What does anyone else think about the concept, especially of one's walls doing the talking for them? It seems like those of us who deal with SSA tend to be especially adept at creating walls around ourselves to determine what we say and do, especially in social situations and interactions with other people. I guess another question in our case is whether or not we want to bring those barriers down, because honestly we are safer in Mormon society when we've got some of our barriers up. Is safe enough? I'm guessing the depends uniquely on each individual as well. It's a lot to think about.

~drex

Friday, March 16, 2007

insecurity

I'm not a very insecure person. I'm typically quite sure of myself, quite confident in my abilities, quite certain that I can handle whatever life throws my way. There are a few select circumstances under which I tend to buckle more readily. The one of which I am most keenly aware is friends. My friends are few and far between, and I haven't had a guy best friend for since I moved away from New York in 2000. The last time I added a new guy friend to my list of close friends was probably sixth grade, back in 1994-95 or whenever the heck I was in sixth grade. I share this because I thought I had a guy best friend again, and it had been nice. My insecurity comes in the fact that because I hold my friends close, make few of them, and don't like people being mad at me, I'm always afraid that I'll do something to offend a friend or chase them off.

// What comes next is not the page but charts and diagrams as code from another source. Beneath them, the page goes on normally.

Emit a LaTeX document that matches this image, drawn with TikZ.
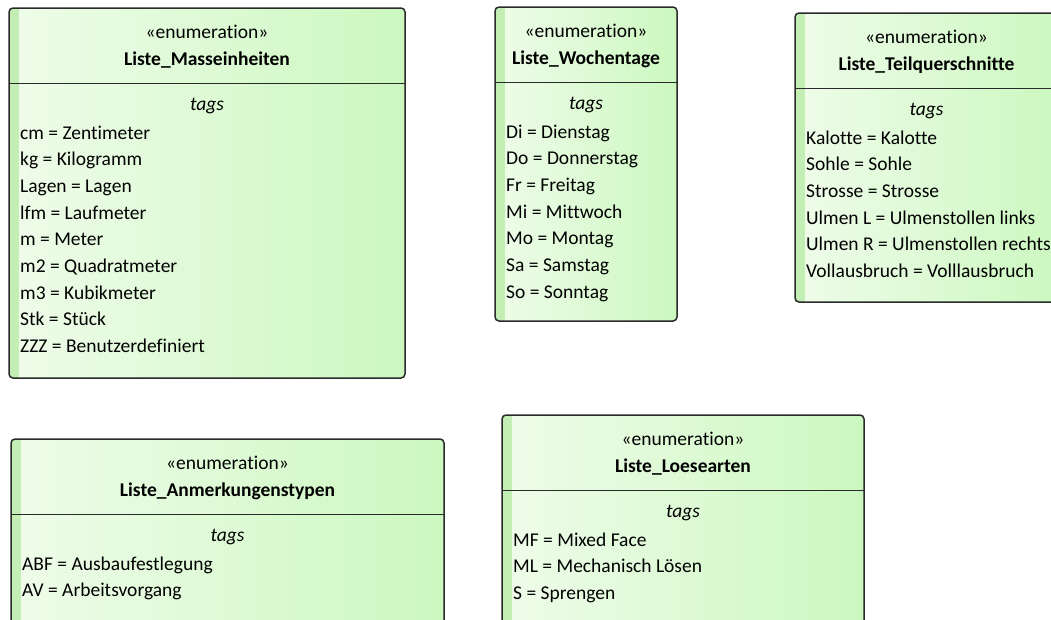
\documentclass[tikz,border=0pt]{standalone}
\usepackage{fontspec}
\setmainfont{Carlito}[RawFeature={-liga}]
\definecolor{framecol}{HTML}{2A2A2A}
\definecolor{fillleft}{HTML}{EFFCEA}
\definecolor{fillright}{HTML}{CCF8C0}
\definecolor{stripecol}{HTML}{C4EFB4}
\tikzset{
  boxframe/.style={draw=framecol, line width=1.5pt, rounded corners=4pt},
  sepline/.style={draw=framecol, line width=1.3pt},
  stereotxt/.style={anchor=base, inner sep=0pt, font=\fontsize{19.5}{22}\selectfont},
  nametxt/.style={anchor=base, inner sep=0pt, font=\fontsize{19.5}{22}\selectfont\bfseries},
  tagtxt/.style={anchor=base, inner sep=0pt, font=\fontsize{19.5}{22}\selectfont\itshape},
  itemtxt/.style={anchor=base west, inner sep=0pt, font=\fontsize{19.5}{22}\selectfont},
}
% #1 id, #2 left, #3 top, #4 right, #5 bottom, #6 name, #7 literals
\newcommand\enumbox[7]{%
  \begin{scope}
    \clip[rounded corners=4pt] ({#2},{-#3}) rectangle ({#4},{-#5});
    \shade[left color=fillleft, right color=fillright] ({#2},{-#3}) rectangle ({#4},{-#5});
    \fill[stripecol] ({#2},{-#3}) rectangle ({#2+10},{-#5});
  \end{scope}
  \draw[boxframe] ({#2},{-#3}) rectangle ({#4},{-#5});
  \draw[sepline] ({#2},{-#3-75.5}) -- ({#4},{-#3-75.5});
  \node[stereotxt] (#1-st) at ({(#2+#4)/2},{-#3-30}) {«enumeration»};
  \node[nametxt] (#1-nm) at ({(#2+#4)/2},{-#3-57.5}) {#6};
  \node[tagtxt] (#1-tg) at ({(#2+#4)/2},{-#3-102.5}) {tags};
  \foreach \lit [count=\k] in {#7}
    \node[itemtxt] (#1-lit\k) at ({#2+11},{-#3-131-(\k-1)*26.7}) {\lit};
}
\begin{document}
\begin{tikzpicture}[x=1pt, y=1pt]
  \clip (0,0) rectangle (1051,-619);
  \enumbox{mass}{9}{8}{405}{378}{Liste\_Masseinheiten}%
    {cm = Zentimeter, kg = Kilogramm, Lagen = Lagen, lfm = Laufmeter, m = Meter,
     m2 = Quadratmeter, m3 = Kubikmeter, Stk = Stück, ZZZ = Benutzerdefiniert}
  \enumbox{woche}{495}{7}{677}{321}{Liste\_Wochentage}%
    {Di = Dienstag, Do = Donnerstag, Fr = Freitag, Mi = Mittwoch, Mo = Montag,
     Sa = Samstag, So = Sonntag}
  \enumbox{teil}{795}{13}{1058}{302}{Liste\_Teilquerschnitte}%
    {Kalotte = Kalotte, Sohle = Sohle, Strosse = Strosse,
     Ulmen L = Ulmenstollen links, Ulmen R = Ulmenstollen rechts,
     Vollausbruch = Volllausbruch}
  \enumbox{anm}{11}{439}{444}{660}{Liste\_Anmerkungenstypen}%
    {ABF = Ausbaufestlegung, AV = Arbeitsvorgang}
  \enumbox{loes}{502}{415}{864}{660}{Liste\_Loesearten}%
    {MF = Mixed Face, ML = Mechanisch Lösen, S = Sprengen}
\end{tikzpicture}
\end{document}
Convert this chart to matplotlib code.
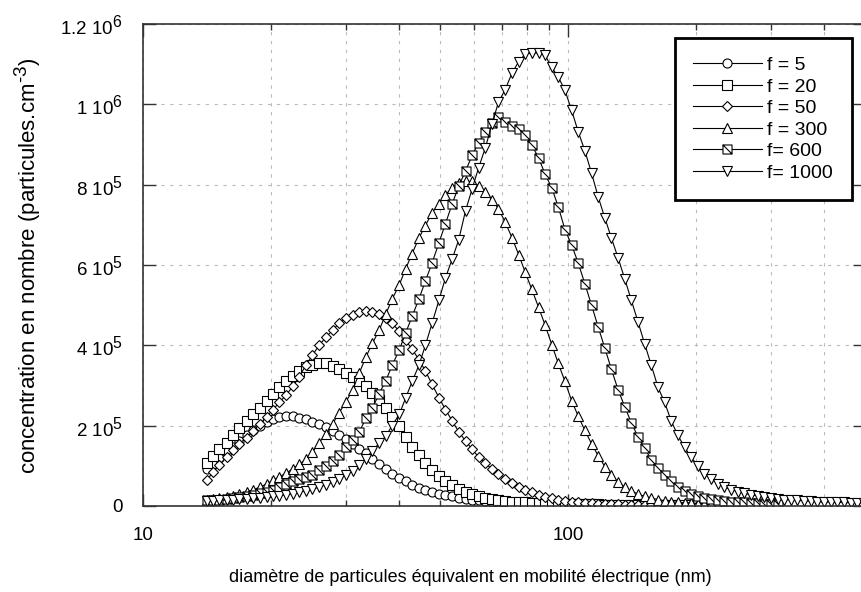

Sorta like I did last night.

I should have been more considerate, or chosen my words more carefully, or kept my mouth shut altogether. At any rate, apparently I've chased off a friend that I think I needed, and it's left me lower than I've felt in a long time. More because I don't know what I can do to patch things up or if it's even patchable than anything else. I want to play the optimist and say that it will all work itself out in the end and we'll be closer for it or some trite drivel like that, but my insecure side won't let me process things that way.

I think that's it. Not really in the mood to say anything more.